Para el texto, los músicos y cómicos que han sido enjuiciados (y, a menudo, exonerados de toda culpa como el que se limpió los mocos con una bandera de España) por iniciativa de organismos de la sociedad civil o por fiscales y jueces (aquí tan independientes como en Estados Unidos), son indicios de esa “preocupante tendencia” a privar a los españoles de la libertad de expresarse y de ejercer la crítica. Para alguien que vive en España como yo, semejante caricatura tiene poco que ver con la realidad de este país, uno de los más libres del mundo y que permite en su seno la crítica y las protestas hasta extremos delirantes. Aquí se lanzan octavillas contra el Rey y la monarquía y se insulta sin escrúpulo a los dirigentes políticos, habitualmente sometidos a una vigilancia implacable por sus adversarios y por una prensa independiente capaz de invadir la intimidad a tal extremo que es posible afirmar que en España lo “privado” ya no existe. En el dominio político las razones y críticas se confunden a menudo con feroces invectivas.

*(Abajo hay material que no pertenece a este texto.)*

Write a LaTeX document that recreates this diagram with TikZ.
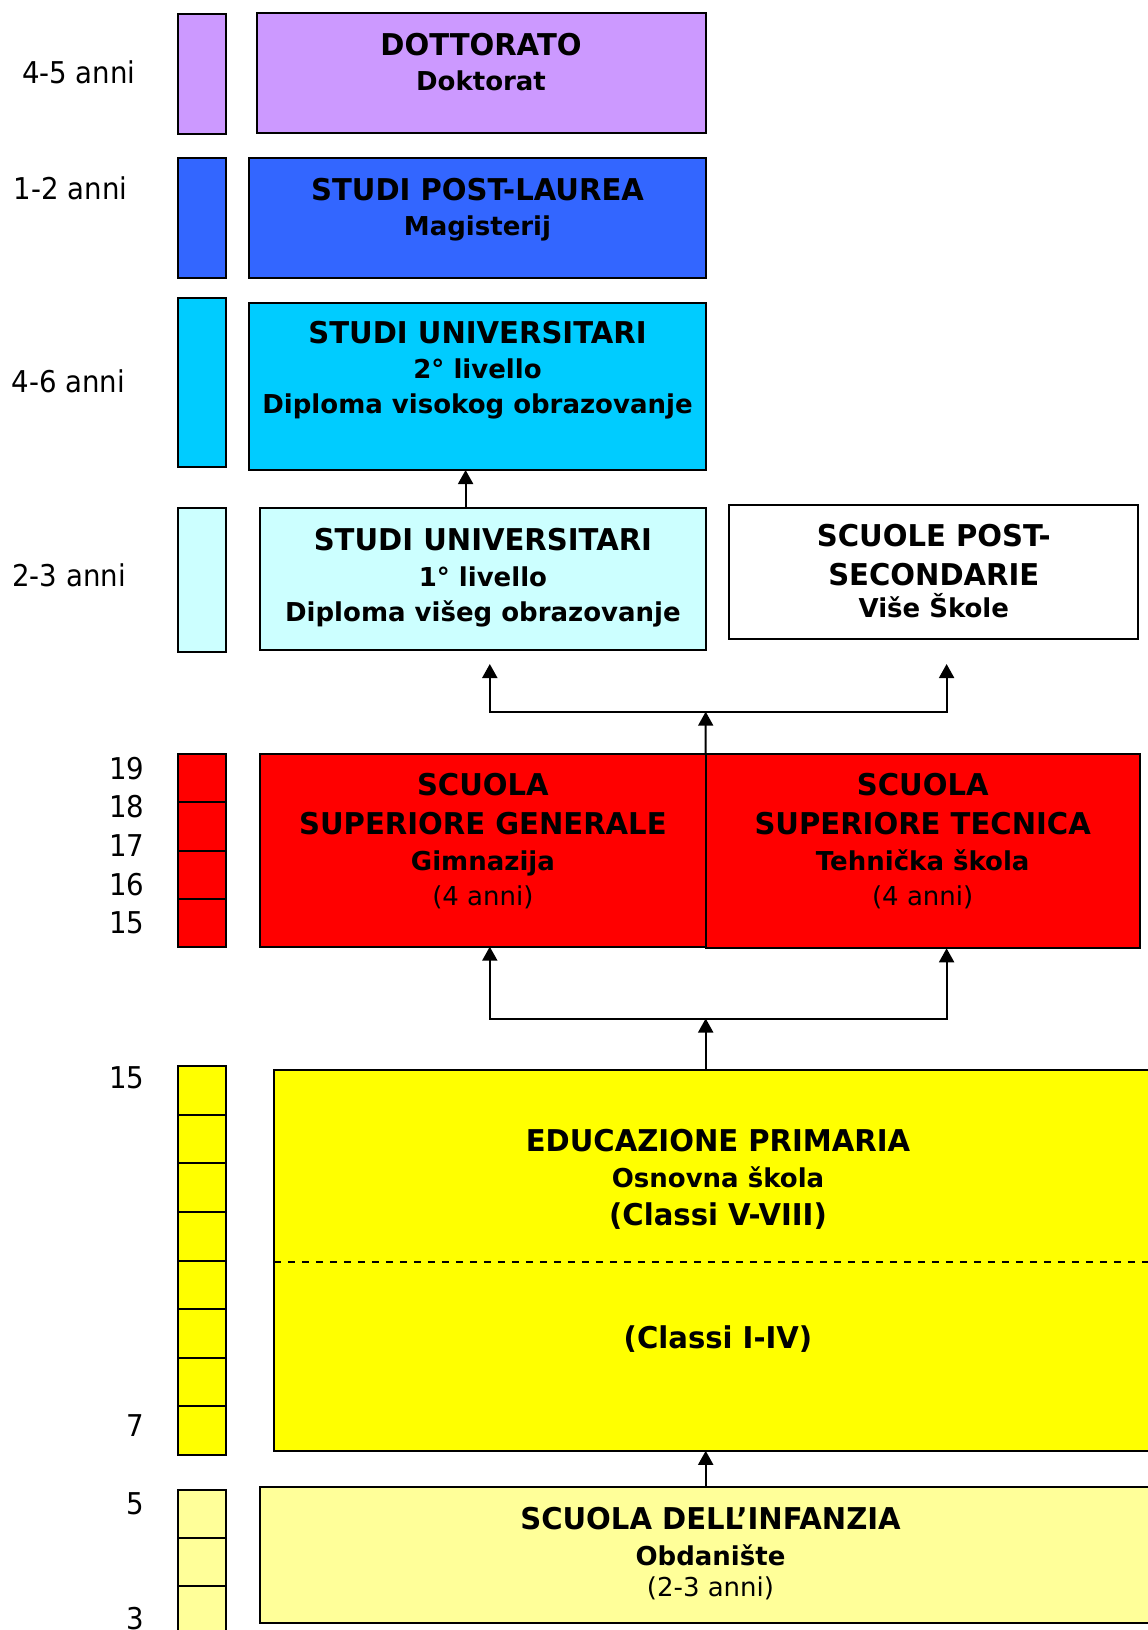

Los independentistas catalanes tienen en España la más absoluta libertad para expresar sus ideas y convicciones, y periódicos, radios y canales de televisión que las difunden y defienden. Lo que no pueden hacer es, en nombre de ellas, transgredir la ley y cometer un golpe de Estado, que es lo que intentaron el 1 de octubre de 2017. Por ese presunto delito van a ser juzgados varios políticos catalanes y se les ha detenido preventivamente a fin de evitar el riesgo de una fuga, semejante a la de algunos de sus cómplices, que fugaron a ponerse al amparo de Bélgica, en una región dominada por los nacionalistas flamencos ultra reaccionarios, que, cómo no, se sienten solidarios del secesionismo catalán.
Trabajé mucho cuando fui presidente del PEN Internacional con el centro neoyorquino, cuando lo dirigía la historiadora y ensayista norteamericana Frances Fitzgerald. Era una época de abundantes dictaduras en toda América Latina e hicimos campañas denunciando los crímenes que se cometían por los militares argentinos, uruguayos, chilenos, brasileños, etcétera, así como contra la censura y los atropellos a la libertad de expresión en el resto del mundo. Como escritor y latinoamericano sé muy bien los abusos que cometen los regímenes autoritarios de izquierda o de derecha y he sido víctima de la censura en muchas partes. Aquí, por ejemplo, en España, cuando, en época de Franco, se publicó mi primer libro de cuentos, tuve que llevar el manuscrito a la censura, una casita anodina y sin placa alguna, donde se entregaba el texto a un sujeto anónimo y se pasaba, días después, a recogerlo. El censor había marcado con un lápiz rojo las frases y palabras —a veces capítulos— que debían ser suprimidos o enmendados.
De aquella España queda felizmente muy poco. La transformación experimentada por este país, gracias a la Transición, asombró al mundo por lo pacífica y profunda que fue. Con el desplome de la dictadura de Franco, y alentadas por el rey Juan Carlos, todas las fuerzas políticas, de conservadores a comunistas, se pusieron de acuerdo en acabar para siempre con la Guerra Civil y coexistir en libertad, en un régimen democrático y bajo una Constitución, la más libre que ha tenido la península Ibérica en toda su historia. Desde entonces, España disfruta de una libertad que no conoció antes y que tienen muy pocas sociedades en el mundo.
Haría mucho mejor el PEN de Nueva York en preocuparse por los crímenes contra escritores y periodistas que se cometen bajo sus narices, en Venezuela, Cuba o Nicaragua, donde no sólo se cierran periódicos, radios y estaciones de televisión, sino se encarcela, tortura y asesina a los opositores, en vez de servir de caja de resonancia de las mentiras de los separatistas catalanes.